==== STORED ROWS ====
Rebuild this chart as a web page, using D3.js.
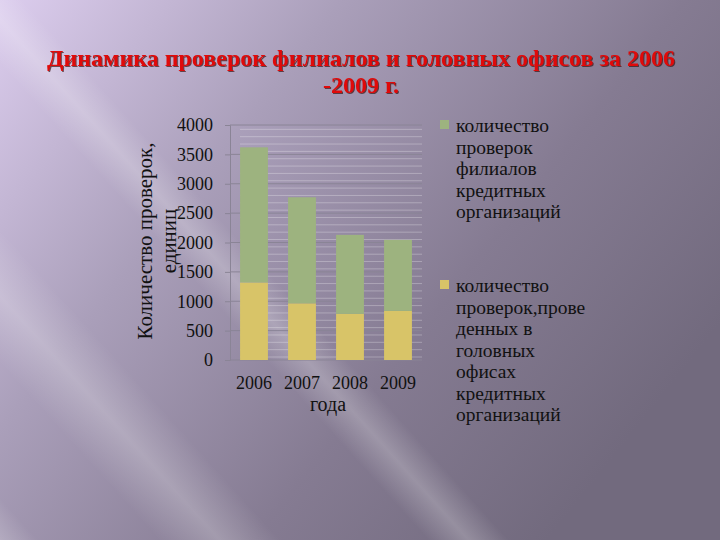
<!DOCTYPE html>
<html>
<head>
<meta charset="utf-8">
<script src="https://cdn.jsdelivr.net/npm/d3@7"></script>
<style>
  body { margin: 0; padding: 0; overflow: hidden; }
  svg { display: block; }
</style>
</head>
<body>
<svg id="plot"></svg>
<script>
// Data
var years = ['2006', '2007', '2008', '2009'];
var headOffices = [1320, 965, 785, 835];     // yellow, bottom
var branches = [2300, 1805, 1345, 1210];     // green, top
var yTicks = [0, 500, 1000, 1500, 2000, 2500, 3000, 3500, 4000];
var seriesNames = ['branches', 'headOffices'];
var legendLines = [
  ['количество', 'проверок', 'филиалов', 'кредитных', 'организаций'],
  ['количество', 'проверок,прове', 'денных в', 'головных', 'офисах', 'кредитных', 'организаций']
];
var titleLines = ['Динамика проверок филиалов и головных офисов за 2006', '-2009 г.'];

var colors = { branches: '#9db37f', headOffices: '#d8c468' };
var serif = '"Liberation Serif", "Times New Roman", serif';

var W = 720, H = 540;
var svg = d3.select('#plot').attr('width', W).attr('height', H);

// Background: slide gradient with soft diagonal light streaks
var defs = svg.append('defs');
var bg = defs.append('linearGradient').attr('id', 'bg')
  .attr('x1', '0').attr('y1', '0').attr('x2', '1').attr('y2', '0.6');
bg.append('stop').attr('offset', '0').attr('stop-color', '#dccdee');
bg.append('stop').attr('offset', '0.35').attr('stop-color', '#aa9fba');
bg.append('stop').attr('offset', '0.7').attr('stop-color', '#857b92');
bg.append('stop').attr('offset', '1').attr('stop-color', '#726a7e');
svg.append('rect').attr('width', W).attr('height', H).attr('fill', 'url(#bg)');

var streak = defs.append('linearGradient').attr('id', 'streak')
  .attr('x1', '0').attr('y1', '0').attr('x2', '1').attr('y2', '0');
streak.append('stop').attr('offset', '0').attr('stop-color', '#fff').attr('stop-opacity', 0);
streak.append('stop').attr('offset', '0.5').attr('stop-color', '#fff').attr('stop-opacity', 0.22);
streak.append('stop').attr('offset', '1').attr('stop-color', '#fff').attr('stop-opacity', 0);

[[-120, 60], [30, 90], [230, 60], [-260, 50]].forEach(function(s) {
  svg.append('rect')
    .attr('x', s[0]).attr('y', -200)
    .attr('width', s[1]).attr('height', 1100)
    .attr('fill', 'url(#streak)')
    .attr('transform', 'rotate(-42,' + (W / 2) + ',' + (H / 2) + ')');
});

// Title
var title = svg.append('text')
  .attr('text-anchor', 'middle')
  .style('font-family', serif)
  .style('font-weight', 'bold')
  .style('font-size', '24px')
  .attr('fill', '#e00a0a')
  .style('filter', 'drop-shadow(1px 1px 0.5px rgba(60,20,20,0.7))');
titleLines.forEach(function(t, i) {
  title.append('tspan').attr('x', 361).attr('y', 66 + i * 27).text(t);
});

// Chart area
var margin = { top: 125, left: 230, right: 422, bottom: 360 };

var x = d3.scaleBand()
  .domain(years)
  .range([margin.left, margin.right])
  .paddingInner(0.42)
  .paddingOuter(0.21);

var y = d3.scaleLinear()
  .domain([0, 4000])
  .range([margin.bottom, margin.top]);

// Decorative thin stripes in the plot area
var stripes = d3.range(0, 4000, 125);
svg.append('g').selectAll('line')
  .data(stripes)
  .enter().append('line')
    .attr('x1', margin.left + 10)
    .attr('x2', margin.right)
    .attr('y1', function(d) { return y(d) - 3; })
    .attr('y2', function(d) { return y(d) - 3; })
    .attr('stroke', '#ffffff')
    .attr('stroke-opacity', 0.28)
    .attr('stroke-width', 1);

// Gridlines
svg.append('g').selectAll('line')
  .data(yTicks)
  .enter().append('line')
    .attr('x1', margin.left)
    .attr('x2', margin.right)
    .attr('y1', function(d) { return y(d); })
    .attr('y2', function(d) { return y(d); })
    .attr('stroke', '#8a8496')
    .attr('stroke-width', 1);

// Stacked bars
var rows = years.map(function(yr, i) {
  return { year: yr, headOffices: headOffices[i], branches: branches[i] };
});
var stack = d3.stack().keys(['headOffices', 'branches'])(rows);

svg.append('g').selectAll('g')
  .data(stack)
  .enter().append('g')
    .attr('fill', function(d) { return colors[d.key]; })
  .selectAll('rect')
  .data(function(d) { return d; })
  .enter().append('rect')
    .attr('x', function(d) { return x(d.data.year); })
    .attr('y', function(d) { return y(d[1]); })
    .attr('width', x.bandwidth())
    .attr('height', function(d) { return y(d[0]) - y(d[1]); });

// Y axis
var yAxis = svg.append('g')
  .attr('transform', 'translate(' + margin.left + ',0)')
  .call(d3.axisLeft(y).tickValues(yTicks).tickSize(5).tickPadding(12).tickFormat(d3.format('d')));
yAxis.select('.domain').attr('stroke', '#8a8496');
yAxis.selectAll('.tick line').attr('stroke', '#8a8496');
yAxis.selectAll('text')
  .style('font-family', serif)
  .style('font-size', '18px')
  .attr('fill', '#111');

// X axis
var xAxis = svg.append('g')
  .attr('transform', 'translate(0,' + margin.bottom + ')')
  .call(d3.axisBottom(x).tickSize(0).tickPadding(16));
xAxis.select('.domain').remove();
xAxis.selectAll('text')
  .style('font-family', serif)
  .style('font-size', '18px')
  .attr('fill', '#111');

// X axis label
svg.append('text')
  .attr('x', (margin.left + margin.right) / 2 + 2)
  .attr('y', 411)
  .attr('text-anchor', 'middle')
  .style('font-family', serif)
  .style('font-size', '20px')
  .attr('fill', '#111')
  .text('года');

// Y axis label
var yLab = svg.append('text')
  .attr('transform', 'translate(152,241) rotate(-90)')
  .attr('text-anchor', 'middle')
  .style('font-family', serif)
  .style('font-size', '21px')
  .attr('fill', '#111');
yLab.append('tspan').attr('x', 0).attr('y', 0).text('Количество проверок,');
yLab.append('tspan').attr('x', 0).attr('y', 24).text('единиц');

// Legend
var legendTop = [126, 286];
var legend = svg.selectAll('.legend')
  .data(seriesNames)
  .enter().append('g')
    .attr('class', 'legend')
    .attr('transform', function(d, i) { return 'translate(440,' + legendTop[i] + ')'; });

legend.append('rect')
  .attr('x', 0)
  .attr('y', -6)
  .attr('width', 9)
  .attr('height', 9)
  .attr('fill', function(d) { return colors[d]; });

legend.append('text')
  .style('font-family', serif)
  .style('font-size', '19.5px')
  .attr('fill', '#111')
  .selectAll('tspan')
  .data(function(d, i) { return legendLines[i]; })
  .enter().append('tspan')
    .attr('x', 16)
    .attr('y', function(d, j) { return 6 + j * 21.5; })
    .text(function(d) { return d; });
</script>
</body>
</html>
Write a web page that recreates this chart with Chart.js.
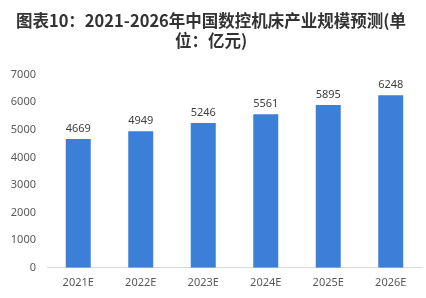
<!DOCTYPE html>
<html>
<head>
<meta charset="utf-8">
<script src="https://cdn.jsdelivr.net/npm/chart.js@4"></script>
<style>
  html, body { margin: 0; padding: 0; background: #fff; }
  #wrap { width: 426px; height: 298px; position: relative; }
</style>
</head>
<body>
<div id="wrap"><canvas id="chart"></canvas></div>
<script>
const titleLines = ["图表10：2021-2026年中国数控机床产业规模预测(单", "位：亿元)"];
const years = ["2021E", "2022E", "2023E", "2024E", "2025E", "2026E"];
const scale = [4669, 4949, 5246, 5561, 5895, 6248];
const yTicks = [0, 1000, 2000, 3000, 4000, 5000, 6000, 7000];

// value labels above the bars
const barLabels = {
    id: "barLabels",
    afterDatasetsDraw(chart) {
        let ctx = chart.ctx;
        let meta = chart.getDatasetMeta(0);
        ctx.save();
        ctx.font = "11px 'Noto Sans', sans-serif";
        ctx.fillStyle = "#404040";
        ctx.textAlign = "center";
        ctx.textBaseline = "bottom";
        meta.data.forEach((bar, i) => {
            ctx.fillText(String(scale[i]), bar.x, bar.y - 5);
        });
        ctx.restore();
    }
};

new Chart("chart", {
    type: "bar",
    data: {
        labels: years,
        datasets: [{
            data: scale,
            backgroundColor: "#3b7fd9",
            barPercentage: 0.4,
            categoryPercentage: 1.0
        }]
    },
    options: {
        responsive: true,
        maintainAspectRatio: false,
        animation: false,
        layout: { padding: { left: 0, right: 4, top: 11, bottom: 1 } },
        plugins: {
            legend: { display: false },
            tooltip: { enabled: false },
            title: {
                display: true,
                text: titleLines,
                color: "#333",
                font: { family: "'Noto Sans CJK SC', sans-serif", size: 16.5, weight: "bold", lineHeight: 1.2 },
                padding: { top: 0, bottom: 24 }
            }
        },
        scales: {
            x: {
                grid: { display: false, drawTicks: false },
                border: { display: true, color: "#d9d9d9" },
                ticks: { color: "#595959", font: { family: "'Noto Sans', sans-serif", size: 11 }, padding: 8 }
            },
            y: {
                min: 0,
                max: 7000,
                afterFit: axis => { axis.width = 47; },
                afterBuildTicks: axis => { axis.ticks = yTicks.map(v => ({ value: v })); },
                grid: { display: false, drawTicks: false },
                border: { display: false },
                ticks: {
                    color: "#595959",
                    font: { family: "'Noto Sans', sans-serif", size: 11 },
                    padding: 11,
                    callback: v => String(v)
                }
            }
        }
    },
    plugins: [barLabels]
});
</script>
</body>
</html>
====
WHAT TO DO:
Find every line that holds "page" and copy it.

RESULT:
Rebuild this chart as a web page, using D3.js.
Write a web page that recreates this chart with Chart.js.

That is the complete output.